- AIM -
Go through the material below and copy all lines with "matplotlib".

- DATA BLOCK -
— START —

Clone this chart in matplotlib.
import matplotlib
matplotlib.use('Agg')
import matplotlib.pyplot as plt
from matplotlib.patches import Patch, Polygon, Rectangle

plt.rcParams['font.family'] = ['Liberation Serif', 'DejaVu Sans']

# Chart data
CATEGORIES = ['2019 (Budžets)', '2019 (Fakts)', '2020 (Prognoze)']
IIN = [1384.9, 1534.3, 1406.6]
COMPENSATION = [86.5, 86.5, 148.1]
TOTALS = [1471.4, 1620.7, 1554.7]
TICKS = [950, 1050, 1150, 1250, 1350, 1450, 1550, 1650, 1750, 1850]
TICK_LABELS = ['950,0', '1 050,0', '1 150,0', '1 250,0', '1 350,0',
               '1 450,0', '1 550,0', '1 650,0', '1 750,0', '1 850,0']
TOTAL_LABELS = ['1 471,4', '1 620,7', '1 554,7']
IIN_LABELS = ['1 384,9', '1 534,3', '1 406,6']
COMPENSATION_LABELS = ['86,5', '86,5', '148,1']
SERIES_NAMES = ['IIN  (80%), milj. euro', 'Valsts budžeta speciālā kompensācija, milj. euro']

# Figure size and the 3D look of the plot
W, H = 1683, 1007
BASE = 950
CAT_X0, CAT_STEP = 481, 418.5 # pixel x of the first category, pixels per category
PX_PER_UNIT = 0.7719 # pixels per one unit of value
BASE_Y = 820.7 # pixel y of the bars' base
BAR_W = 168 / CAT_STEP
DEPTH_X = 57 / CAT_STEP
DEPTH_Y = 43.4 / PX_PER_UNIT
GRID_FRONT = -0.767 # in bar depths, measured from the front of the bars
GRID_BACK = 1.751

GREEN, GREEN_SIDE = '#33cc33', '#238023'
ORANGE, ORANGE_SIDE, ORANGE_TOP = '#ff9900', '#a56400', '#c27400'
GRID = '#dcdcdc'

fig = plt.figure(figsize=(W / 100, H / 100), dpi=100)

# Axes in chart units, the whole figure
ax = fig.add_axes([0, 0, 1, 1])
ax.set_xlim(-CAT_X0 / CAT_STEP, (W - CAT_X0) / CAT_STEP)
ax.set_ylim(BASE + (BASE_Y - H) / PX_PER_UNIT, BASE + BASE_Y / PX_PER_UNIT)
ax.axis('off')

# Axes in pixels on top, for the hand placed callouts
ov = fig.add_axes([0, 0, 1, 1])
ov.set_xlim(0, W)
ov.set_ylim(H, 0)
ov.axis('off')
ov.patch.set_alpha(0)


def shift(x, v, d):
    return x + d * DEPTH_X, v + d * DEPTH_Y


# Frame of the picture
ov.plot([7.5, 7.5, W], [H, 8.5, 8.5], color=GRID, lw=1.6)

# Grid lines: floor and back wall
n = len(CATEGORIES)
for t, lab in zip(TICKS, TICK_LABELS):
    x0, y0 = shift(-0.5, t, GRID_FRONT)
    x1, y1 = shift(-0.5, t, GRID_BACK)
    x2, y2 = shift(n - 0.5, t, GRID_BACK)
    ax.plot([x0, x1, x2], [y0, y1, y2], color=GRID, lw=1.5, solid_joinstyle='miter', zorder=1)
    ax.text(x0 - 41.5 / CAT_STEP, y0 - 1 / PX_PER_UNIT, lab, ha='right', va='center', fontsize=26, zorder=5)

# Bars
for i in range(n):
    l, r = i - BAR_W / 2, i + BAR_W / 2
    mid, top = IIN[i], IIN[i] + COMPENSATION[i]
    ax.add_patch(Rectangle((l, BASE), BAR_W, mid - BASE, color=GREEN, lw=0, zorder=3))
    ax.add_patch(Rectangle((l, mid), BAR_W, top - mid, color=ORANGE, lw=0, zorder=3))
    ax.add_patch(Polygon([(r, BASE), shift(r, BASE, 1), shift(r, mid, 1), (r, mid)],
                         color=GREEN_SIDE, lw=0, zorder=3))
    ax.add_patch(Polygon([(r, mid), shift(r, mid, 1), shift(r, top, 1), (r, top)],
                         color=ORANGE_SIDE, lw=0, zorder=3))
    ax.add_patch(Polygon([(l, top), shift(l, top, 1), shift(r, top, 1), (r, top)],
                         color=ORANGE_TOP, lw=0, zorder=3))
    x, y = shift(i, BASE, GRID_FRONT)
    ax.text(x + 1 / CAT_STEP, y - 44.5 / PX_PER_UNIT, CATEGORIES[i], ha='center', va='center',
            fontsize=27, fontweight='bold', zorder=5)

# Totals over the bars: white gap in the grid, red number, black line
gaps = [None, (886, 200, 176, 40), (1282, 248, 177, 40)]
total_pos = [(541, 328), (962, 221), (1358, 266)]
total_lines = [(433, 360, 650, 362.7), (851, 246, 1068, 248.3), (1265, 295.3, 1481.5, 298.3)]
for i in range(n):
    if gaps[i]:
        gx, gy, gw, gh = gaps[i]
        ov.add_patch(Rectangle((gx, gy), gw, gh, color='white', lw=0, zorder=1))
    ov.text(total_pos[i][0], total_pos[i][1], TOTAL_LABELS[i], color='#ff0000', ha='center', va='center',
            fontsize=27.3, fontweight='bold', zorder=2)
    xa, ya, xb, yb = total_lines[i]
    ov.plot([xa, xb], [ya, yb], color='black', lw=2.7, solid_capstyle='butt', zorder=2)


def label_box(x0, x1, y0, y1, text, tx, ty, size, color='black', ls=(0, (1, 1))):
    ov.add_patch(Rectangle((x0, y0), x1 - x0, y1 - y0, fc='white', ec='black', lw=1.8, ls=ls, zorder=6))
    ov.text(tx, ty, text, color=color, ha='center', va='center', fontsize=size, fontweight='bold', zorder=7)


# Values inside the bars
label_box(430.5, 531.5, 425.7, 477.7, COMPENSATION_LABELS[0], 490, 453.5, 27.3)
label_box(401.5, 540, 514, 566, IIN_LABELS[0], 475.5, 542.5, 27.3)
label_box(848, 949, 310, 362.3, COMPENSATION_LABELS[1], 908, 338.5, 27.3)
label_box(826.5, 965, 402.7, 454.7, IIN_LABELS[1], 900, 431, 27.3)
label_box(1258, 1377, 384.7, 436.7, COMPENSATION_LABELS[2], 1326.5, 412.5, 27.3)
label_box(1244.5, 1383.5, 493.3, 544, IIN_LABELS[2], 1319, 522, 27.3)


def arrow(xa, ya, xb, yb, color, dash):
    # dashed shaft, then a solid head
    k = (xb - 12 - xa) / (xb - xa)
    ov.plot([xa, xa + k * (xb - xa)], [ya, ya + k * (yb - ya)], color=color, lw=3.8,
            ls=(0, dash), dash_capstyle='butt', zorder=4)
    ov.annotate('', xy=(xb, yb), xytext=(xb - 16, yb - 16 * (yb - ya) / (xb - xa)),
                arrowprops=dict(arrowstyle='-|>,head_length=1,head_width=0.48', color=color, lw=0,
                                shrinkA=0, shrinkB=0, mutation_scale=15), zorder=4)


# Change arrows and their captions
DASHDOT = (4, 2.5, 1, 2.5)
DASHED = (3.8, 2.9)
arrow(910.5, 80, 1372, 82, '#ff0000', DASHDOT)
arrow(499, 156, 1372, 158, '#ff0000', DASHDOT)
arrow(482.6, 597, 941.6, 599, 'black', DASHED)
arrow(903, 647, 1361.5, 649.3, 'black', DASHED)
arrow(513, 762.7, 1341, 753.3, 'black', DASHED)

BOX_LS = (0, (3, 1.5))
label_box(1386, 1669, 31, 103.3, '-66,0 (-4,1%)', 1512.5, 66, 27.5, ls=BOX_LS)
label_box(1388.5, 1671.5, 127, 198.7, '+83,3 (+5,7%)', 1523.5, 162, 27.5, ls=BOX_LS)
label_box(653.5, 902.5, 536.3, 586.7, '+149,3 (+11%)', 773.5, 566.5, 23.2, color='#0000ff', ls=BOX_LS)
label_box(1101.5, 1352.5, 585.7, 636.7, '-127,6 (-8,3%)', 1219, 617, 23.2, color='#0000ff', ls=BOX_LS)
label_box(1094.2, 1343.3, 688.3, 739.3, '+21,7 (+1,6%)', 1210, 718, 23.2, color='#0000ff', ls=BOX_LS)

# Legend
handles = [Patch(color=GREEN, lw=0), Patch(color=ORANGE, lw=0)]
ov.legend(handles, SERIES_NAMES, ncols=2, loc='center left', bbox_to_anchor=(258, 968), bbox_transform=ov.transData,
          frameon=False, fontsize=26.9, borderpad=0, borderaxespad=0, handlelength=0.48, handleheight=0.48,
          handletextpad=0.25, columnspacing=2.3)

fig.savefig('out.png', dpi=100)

— END —

- CORRECT RESULT -
Clone this chart in matplotlib.
import matplotlib
matplotlib.use('Agg')
import matplotlib.pyplot as plt
from matplotlib.patches import Patch, Polygon, Rectangle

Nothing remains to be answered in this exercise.